Today in England in over 30,000 social projects, in 8,000 food banks, we proclaim the righteousness of God who acts for the poor and vulnerable, for the rich and comfortable, with love and perfect justice for all, good and bad.
Nothing in this world will stop us seeking to obey God faithfully, whatever the ridicule, the price or the result, for Christ is risen and He will be our final and perfect judge.
Therefore, let us seek action amongst the starving children of Gaza and Sudan, and the parents who desperately try to find food for them; action the hostages held by Hamas; for those in the trenches and cities and fears of Ukraine; in at least 30 but probably closer to 50 other places of armed conflict; action for the 25 – 30% of children in this country in poverty.
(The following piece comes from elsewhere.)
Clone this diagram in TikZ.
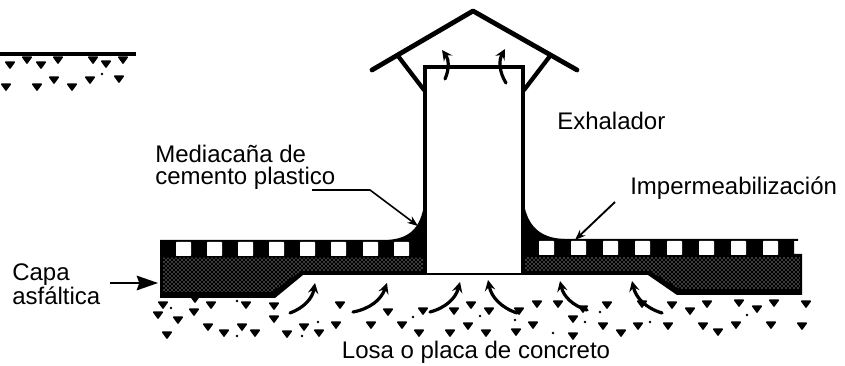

God is revealed in Jesus, so action-in-love means we must live sacrificially and generously, for others not for ourselves. We accept that suffering is normal, for it was normal for Jesus. We accept generosity is necessary because God’s generous gift was giving his Son, Jesus, so that we might have eternal life.
The result of sacrifice and generosity is to be like Jesus in his resurrection as we are like Jesus in his suffering. St Paul puts it perfectly: “For me to live is Christ, to die is gain.”
We carry in words and actions the good news of Jesus, for we have the news of death conquered.
The resurrection is God-shaped, God-sized. It is literally a new creation that sets the whole of what exists, especially our lives, on a path of purpose and hope, whatever evil deeds or times will confront us in the next few years.
God has done everything necessary about everything evil – even death. Eternal life is God’s gift to be grasped by every person, society, nation and place. God says to each of us: “Choose life from God’s hands through faith in Jesus Christ, who is God crucified, God resurrected.” Amen.